(Your objective):
Quote precisely the run of lines opening with the line containing "Output the component" and closing with the line containing "type P = [number, number];", and nothing else.

(Provided material):
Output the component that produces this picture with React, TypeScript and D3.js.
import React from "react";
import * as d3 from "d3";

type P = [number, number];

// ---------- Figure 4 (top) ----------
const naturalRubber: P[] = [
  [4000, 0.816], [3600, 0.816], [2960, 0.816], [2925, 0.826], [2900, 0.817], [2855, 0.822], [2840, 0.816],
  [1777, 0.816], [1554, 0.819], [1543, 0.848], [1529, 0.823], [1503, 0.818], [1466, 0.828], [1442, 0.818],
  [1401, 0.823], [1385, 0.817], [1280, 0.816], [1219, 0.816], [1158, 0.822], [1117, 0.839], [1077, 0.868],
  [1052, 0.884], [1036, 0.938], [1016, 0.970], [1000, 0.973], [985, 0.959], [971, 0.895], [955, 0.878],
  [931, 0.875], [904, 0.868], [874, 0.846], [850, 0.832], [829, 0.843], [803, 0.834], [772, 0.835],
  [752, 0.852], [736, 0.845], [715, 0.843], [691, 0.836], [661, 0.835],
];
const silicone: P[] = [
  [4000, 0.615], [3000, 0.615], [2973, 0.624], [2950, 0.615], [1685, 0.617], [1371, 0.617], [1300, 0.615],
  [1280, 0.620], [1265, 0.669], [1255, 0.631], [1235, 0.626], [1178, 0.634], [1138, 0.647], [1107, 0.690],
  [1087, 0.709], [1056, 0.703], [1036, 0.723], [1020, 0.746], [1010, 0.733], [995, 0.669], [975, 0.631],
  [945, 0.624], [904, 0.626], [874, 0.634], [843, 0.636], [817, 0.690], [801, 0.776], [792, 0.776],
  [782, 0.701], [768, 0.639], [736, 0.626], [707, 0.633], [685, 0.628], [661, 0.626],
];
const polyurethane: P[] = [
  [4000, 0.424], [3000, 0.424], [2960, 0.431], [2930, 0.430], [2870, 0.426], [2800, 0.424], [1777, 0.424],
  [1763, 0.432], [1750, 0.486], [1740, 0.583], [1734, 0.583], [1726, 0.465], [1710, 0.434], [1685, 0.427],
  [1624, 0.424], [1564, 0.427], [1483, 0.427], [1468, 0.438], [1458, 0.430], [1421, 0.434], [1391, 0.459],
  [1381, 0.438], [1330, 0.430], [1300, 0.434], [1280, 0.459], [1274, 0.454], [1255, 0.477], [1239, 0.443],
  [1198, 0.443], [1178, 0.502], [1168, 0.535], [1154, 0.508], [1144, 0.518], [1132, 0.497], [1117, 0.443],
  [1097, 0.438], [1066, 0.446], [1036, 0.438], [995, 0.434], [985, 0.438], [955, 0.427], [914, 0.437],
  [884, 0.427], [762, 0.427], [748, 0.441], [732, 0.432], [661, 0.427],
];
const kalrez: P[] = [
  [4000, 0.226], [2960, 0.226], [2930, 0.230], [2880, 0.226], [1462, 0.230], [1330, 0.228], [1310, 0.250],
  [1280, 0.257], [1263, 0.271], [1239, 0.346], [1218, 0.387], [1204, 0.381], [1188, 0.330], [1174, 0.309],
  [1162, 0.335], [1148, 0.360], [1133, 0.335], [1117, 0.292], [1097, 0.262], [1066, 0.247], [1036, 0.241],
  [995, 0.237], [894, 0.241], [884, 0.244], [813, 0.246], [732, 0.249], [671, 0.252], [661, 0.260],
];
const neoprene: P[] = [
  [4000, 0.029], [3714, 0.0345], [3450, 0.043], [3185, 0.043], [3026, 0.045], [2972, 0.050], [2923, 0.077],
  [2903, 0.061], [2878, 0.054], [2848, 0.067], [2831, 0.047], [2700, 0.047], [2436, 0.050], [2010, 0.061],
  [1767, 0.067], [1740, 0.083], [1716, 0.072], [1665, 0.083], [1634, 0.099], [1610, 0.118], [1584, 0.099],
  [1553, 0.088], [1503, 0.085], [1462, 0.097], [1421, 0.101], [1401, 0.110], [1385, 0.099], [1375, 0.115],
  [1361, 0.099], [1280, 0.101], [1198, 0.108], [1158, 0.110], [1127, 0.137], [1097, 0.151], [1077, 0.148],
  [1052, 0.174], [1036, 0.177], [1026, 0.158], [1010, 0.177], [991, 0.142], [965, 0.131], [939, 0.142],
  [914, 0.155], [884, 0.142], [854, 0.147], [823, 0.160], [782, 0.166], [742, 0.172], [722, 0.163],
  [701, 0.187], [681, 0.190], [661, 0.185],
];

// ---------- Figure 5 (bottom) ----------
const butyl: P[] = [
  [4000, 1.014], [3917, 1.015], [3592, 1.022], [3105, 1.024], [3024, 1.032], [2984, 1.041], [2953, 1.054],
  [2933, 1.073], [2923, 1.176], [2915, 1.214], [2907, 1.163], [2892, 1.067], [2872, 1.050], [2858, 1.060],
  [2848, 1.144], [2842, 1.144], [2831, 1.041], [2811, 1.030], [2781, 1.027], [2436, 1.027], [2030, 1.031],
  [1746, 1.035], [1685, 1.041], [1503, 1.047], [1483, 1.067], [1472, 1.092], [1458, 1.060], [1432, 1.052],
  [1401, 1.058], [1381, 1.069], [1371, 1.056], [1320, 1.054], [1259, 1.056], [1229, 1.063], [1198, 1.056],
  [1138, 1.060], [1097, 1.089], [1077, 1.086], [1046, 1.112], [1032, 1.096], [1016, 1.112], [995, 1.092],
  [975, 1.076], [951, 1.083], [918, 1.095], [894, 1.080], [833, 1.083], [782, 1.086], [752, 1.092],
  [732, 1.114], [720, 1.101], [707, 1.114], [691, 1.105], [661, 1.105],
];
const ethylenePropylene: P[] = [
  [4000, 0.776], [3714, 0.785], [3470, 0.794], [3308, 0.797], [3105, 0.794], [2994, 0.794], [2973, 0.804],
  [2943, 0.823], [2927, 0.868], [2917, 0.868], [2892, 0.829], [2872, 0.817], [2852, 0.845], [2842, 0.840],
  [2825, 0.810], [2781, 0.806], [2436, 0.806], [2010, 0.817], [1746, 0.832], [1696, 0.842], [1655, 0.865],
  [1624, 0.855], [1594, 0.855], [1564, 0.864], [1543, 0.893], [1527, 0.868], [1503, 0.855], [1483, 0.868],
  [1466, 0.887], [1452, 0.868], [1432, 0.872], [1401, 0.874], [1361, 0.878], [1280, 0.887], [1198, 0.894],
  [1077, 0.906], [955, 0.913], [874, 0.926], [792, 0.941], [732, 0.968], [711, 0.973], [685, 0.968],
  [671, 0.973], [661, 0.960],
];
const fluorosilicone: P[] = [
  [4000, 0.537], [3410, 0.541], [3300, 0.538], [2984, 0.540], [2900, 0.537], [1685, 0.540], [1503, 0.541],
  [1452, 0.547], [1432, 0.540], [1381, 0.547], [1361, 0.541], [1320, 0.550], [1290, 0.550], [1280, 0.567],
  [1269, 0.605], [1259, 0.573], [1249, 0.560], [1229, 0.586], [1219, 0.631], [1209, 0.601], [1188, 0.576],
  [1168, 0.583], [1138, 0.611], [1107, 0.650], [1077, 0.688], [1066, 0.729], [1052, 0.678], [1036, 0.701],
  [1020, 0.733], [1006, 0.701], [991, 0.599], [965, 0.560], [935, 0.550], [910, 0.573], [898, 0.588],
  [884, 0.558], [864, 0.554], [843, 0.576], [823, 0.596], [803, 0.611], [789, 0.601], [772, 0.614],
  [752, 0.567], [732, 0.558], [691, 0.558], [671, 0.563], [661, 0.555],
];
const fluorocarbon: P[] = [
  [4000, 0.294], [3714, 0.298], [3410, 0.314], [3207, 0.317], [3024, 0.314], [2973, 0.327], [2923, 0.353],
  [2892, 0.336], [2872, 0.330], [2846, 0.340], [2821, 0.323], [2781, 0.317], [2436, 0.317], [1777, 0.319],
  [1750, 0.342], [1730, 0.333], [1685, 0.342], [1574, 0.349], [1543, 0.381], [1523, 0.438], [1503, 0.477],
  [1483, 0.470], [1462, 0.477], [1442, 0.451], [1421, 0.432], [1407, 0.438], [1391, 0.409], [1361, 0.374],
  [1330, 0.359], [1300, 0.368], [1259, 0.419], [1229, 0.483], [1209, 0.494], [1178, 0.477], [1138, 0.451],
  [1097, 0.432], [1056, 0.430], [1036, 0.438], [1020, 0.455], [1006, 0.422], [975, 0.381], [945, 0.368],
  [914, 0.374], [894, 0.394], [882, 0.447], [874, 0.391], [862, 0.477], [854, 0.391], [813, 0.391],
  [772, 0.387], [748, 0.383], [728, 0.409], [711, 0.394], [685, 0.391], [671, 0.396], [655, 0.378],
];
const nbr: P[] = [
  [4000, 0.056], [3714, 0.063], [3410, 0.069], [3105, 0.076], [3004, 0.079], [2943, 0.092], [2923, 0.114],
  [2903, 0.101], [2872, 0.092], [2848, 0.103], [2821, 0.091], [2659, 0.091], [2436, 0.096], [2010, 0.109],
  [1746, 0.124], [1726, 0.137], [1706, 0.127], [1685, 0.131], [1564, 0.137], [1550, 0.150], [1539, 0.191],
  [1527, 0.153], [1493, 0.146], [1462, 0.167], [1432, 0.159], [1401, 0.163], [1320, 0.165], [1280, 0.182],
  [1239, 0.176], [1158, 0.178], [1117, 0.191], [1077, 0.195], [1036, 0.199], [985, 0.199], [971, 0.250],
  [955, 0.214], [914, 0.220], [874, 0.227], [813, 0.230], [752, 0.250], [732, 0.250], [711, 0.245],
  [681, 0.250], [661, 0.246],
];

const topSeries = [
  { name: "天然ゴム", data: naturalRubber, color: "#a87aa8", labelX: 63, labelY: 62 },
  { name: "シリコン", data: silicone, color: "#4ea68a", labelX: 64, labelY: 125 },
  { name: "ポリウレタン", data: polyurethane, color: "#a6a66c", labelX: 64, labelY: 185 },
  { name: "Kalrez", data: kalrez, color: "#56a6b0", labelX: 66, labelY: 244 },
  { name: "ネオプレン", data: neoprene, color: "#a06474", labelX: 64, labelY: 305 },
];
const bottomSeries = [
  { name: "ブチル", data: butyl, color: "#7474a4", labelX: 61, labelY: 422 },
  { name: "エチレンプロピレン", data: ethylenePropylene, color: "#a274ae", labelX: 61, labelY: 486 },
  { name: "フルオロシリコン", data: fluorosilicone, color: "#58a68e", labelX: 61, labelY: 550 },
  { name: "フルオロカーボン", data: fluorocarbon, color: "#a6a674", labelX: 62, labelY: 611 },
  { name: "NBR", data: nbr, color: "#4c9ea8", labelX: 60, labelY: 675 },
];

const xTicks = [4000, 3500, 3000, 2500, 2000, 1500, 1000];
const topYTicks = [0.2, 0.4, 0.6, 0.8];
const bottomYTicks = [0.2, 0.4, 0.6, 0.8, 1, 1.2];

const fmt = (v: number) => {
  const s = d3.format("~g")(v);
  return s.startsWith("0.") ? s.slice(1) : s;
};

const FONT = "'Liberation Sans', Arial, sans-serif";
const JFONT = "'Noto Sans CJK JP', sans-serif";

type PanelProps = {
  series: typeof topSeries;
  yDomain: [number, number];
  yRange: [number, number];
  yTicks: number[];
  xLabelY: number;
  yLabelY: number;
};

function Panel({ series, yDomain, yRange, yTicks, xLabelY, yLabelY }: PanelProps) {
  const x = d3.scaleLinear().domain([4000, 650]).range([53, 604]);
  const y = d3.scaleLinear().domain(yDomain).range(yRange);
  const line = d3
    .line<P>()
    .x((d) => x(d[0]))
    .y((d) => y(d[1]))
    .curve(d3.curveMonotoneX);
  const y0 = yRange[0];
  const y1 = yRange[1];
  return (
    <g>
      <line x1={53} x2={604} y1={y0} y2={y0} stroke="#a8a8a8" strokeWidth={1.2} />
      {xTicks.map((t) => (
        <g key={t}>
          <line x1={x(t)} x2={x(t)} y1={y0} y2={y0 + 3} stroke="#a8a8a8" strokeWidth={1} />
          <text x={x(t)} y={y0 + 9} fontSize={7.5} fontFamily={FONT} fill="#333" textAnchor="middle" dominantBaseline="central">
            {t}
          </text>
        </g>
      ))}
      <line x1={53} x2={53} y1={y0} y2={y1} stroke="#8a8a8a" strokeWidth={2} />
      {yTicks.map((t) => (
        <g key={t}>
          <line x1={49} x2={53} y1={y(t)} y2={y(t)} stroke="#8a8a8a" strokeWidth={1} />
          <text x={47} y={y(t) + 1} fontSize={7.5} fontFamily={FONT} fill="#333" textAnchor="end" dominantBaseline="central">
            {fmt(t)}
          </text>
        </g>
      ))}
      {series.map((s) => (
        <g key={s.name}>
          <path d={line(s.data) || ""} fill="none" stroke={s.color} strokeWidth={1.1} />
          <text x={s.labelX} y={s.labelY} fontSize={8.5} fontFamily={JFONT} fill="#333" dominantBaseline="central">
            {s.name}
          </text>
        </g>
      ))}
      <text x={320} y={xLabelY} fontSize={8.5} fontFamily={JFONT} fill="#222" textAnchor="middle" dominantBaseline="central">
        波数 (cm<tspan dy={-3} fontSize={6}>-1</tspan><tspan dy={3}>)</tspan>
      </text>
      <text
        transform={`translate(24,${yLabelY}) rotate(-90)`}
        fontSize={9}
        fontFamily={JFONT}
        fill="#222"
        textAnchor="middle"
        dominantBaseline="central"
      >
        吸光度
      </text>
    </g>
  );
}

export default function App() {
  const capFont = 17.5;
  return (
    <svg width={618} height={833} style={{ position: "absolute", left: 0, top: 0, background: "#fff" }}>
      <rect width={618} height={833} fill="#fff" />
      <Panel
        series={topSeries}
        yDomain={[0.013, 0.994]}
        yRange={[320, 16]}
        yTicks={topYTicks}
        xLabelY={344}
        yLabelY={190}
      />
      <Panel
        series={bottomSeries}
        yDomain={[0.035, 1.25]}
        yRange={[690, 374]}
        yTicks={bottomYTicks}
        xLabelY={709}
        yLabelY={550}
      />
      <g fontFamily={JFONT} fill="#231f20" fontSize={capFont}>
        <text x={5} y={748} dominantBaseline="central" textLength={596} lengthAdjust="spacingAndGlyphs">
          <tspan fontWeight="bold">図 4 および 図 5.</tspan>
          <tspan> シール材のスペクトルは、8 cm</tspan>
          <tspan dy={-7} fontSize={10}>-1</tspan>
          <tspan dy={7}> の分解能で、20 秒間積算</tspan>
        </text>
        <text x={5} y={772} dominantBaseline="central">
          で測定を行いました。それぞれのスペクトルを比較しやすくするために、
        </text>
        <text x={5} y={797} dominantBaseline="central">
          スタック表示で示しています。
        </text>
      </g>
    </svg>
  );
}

* * *

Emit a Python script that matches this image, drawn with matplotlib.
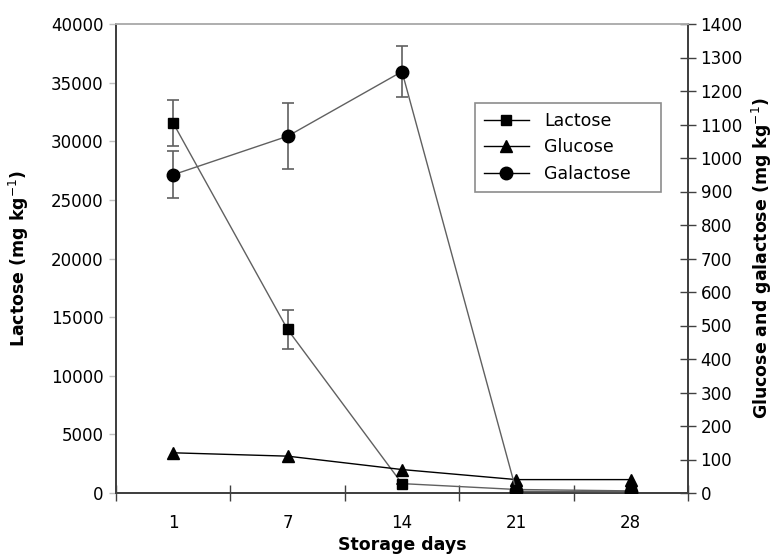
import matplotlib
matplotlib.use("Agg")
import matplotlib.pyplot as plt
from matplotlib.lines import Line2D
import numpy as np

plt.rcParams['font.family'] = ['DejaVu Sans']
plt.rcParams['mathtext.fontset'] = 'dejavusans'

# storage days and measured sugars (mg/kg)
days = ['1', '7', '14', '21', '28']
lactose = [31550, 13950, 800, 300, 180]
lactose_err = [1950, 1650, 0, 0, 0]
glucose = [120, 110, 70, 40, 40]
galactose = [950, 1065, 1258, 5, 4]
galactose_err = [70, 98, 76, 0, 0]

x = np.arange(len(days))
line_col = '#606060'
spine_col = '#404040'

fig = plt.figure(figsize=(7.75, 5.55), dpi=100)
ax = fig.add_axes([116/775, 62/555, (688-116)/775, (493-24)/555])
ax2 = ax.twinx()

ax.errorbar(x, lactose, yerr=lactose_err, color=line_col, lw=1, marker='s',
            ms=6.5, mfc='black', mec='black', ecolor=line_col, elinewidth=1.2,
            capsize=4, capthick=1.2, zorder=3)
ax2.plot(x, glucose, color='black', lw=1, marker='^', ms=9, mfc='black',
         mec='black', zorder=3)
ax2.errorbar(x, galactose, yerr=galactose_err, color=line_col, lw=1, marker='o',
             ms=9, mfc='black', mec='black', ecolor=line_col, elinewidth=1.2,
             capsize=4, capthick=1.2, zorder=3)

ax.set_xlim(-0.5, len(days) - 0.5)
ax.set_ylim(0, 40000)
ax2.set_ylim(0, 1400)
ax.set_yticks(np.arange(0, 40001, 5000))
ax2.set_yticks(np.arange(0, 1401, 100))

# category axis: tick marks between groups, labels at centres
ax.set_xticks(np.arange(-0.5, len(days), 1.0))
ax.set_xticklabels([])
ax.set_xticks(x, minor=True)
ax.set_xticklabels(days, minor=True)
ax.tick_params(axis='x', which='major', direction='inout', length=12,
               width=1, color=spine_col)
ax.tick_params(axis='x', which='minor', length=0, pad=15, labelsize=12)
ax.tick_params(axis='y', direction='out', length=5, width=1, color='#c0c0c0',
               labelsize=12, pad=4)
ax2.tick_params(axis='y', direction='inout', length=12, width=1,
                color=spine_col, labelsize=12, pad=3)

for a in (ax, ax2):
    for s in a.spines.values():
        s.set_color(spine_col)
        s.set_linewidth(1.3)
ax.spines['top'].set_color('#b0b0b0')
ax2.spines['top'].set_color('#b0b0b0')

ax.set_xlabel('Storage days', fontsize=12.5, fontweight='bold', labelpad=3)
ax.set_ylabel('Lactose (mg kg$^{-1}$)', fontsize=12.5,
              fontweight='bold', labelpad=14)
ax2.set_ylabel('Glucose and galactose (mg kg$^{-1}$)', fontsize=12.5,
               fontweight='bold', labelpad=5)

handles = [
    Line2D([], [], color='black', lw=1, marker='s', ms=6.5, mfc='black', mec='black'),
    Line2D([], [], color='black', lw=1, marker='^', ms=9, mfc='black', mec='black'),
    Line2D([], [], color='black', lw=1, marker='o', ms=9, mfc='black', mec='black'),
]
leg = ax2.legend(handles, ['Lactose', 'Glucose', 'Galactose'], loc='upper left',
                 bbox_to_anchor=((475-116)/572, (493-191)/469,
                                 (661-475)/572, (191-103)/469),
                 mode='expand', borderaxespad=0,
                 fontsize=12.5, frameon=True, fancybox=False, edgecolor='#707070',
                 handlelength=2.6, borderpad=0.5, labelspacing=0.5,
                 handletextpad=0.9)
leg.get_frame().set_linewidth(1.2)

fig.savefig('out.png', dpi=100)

==

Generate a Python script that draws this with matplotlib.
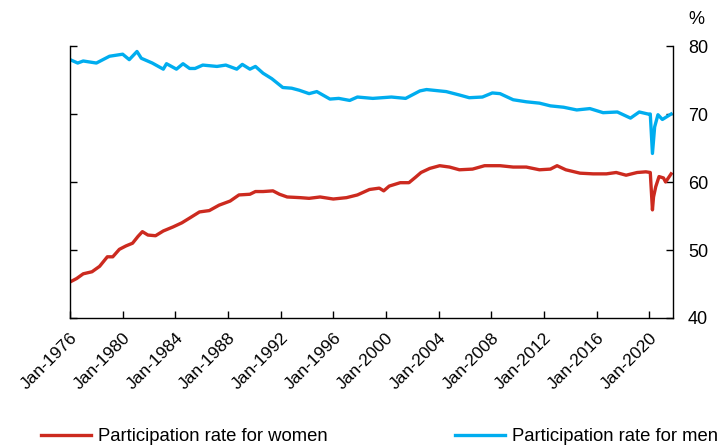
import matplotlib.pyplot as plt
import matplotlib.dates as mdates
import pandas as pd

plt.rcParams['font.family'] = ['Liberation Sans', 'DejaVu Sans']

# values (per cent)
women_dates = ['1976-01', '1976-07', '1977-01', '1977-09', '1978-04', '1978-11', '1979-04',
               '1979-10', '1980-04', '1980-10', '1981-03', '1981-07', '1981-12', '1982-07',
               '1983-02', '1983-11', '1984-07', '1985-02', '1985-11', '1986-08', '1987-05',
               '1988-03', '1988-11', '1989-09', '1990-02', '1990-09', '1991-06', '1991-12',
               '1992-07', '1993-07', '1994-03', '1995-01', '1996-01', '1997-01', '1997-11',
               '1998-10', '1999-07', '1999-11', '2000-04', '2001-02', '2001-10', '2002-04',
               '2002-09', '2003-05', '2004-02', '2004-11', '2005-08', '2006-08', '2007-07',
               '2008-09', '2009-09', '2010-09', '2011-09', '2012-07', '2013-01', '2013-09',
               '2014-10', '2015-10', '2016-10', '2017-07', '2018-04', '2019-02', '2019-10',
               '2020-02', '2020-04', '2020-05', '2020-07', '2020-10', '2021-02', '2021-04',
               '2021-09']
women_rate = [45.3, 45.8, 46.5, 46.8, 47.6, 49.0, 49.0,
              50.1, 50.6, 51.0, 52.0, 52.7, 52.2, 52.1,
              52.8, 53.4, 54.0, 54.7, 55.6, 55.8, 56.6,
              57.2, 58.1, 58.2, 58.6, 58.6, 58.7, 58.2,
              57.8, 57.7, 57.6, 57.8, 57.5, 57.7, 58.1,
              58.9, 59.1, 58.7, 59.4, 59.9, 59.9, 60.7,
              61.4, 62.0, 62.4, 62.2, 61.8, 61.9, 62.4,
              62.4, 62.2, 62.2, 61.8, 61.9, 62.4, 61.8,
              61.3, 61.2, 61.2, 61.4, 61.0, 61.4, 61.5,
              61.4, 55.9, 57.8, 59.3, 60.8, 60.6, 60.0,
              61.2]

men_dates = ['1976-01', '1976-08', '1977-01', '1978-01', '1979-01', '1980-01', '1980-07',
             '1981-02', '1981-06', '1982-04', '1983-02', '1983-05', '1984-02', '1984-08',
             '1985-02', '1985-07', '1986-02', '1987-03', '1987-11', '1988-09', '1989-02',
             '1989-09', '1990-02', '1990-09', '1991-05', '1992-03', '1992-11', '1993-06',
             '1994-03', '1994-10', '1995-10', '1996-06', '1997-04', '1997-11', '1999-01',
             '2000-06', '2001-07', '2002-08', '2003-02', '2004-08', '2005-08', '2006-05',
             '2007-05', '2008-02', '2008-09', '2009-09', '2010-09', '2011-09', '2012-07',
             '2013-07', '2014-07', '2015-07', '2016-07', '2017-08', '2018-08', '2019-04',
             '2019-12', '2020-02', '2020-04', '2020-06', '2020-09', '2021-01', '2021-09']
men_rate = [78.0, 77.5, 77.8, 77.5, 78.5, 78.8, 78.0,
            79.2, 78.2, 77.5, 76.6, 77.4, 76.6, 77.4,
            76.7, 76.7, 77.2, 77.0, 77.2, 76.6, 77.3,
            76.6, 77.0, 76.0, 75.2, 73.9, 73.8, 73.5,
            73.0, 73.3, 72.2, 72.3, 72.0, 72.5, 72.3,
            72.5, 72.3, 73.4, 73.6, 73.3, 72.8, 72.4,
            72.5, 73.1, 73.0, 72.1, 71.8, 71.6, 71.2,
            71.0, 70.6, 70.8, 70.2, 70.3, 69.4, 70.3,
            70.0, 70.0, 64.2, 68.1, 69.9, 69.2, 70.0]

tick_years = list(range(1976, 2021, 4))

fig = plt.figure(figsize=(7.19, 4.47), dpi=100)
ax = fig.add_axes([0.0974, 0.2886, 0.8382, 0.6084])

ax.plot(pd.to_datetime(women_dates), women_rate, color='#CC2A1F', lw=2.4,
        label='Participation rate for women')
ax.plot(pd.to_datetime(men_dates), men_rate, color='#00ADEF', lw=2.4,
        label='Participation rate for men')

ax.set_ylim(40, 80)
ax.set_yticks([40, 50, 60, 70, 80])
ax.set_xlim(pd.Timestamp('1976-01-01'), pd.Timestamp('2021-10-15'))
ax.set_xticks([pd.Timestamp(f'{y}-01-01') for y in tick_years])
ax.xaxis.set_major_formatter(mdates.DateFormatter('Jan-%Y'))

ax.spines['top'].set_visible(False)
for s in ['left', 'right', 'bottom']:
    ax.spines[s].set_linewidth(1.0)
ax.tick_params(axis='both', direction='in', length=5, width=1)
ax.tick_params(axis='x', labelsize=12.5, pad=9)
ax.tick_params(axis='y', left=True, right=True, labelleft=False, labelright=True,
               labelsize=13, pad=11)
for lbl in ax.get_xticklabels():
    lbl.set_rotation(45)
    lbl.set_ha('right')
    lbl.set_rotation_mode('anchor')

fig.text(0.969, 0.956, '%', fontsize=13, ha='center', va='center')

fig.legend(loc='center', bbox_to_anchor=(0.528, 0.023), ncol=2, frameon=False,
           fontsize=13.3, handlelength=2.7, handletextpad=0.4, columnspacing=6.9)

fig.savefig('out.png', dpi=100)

(Response to the exercise):
Output the component that produces this picture with React, TypeScript and D3.js.
import React from "react";
import * as d3 from "d3";

type P = [number, number];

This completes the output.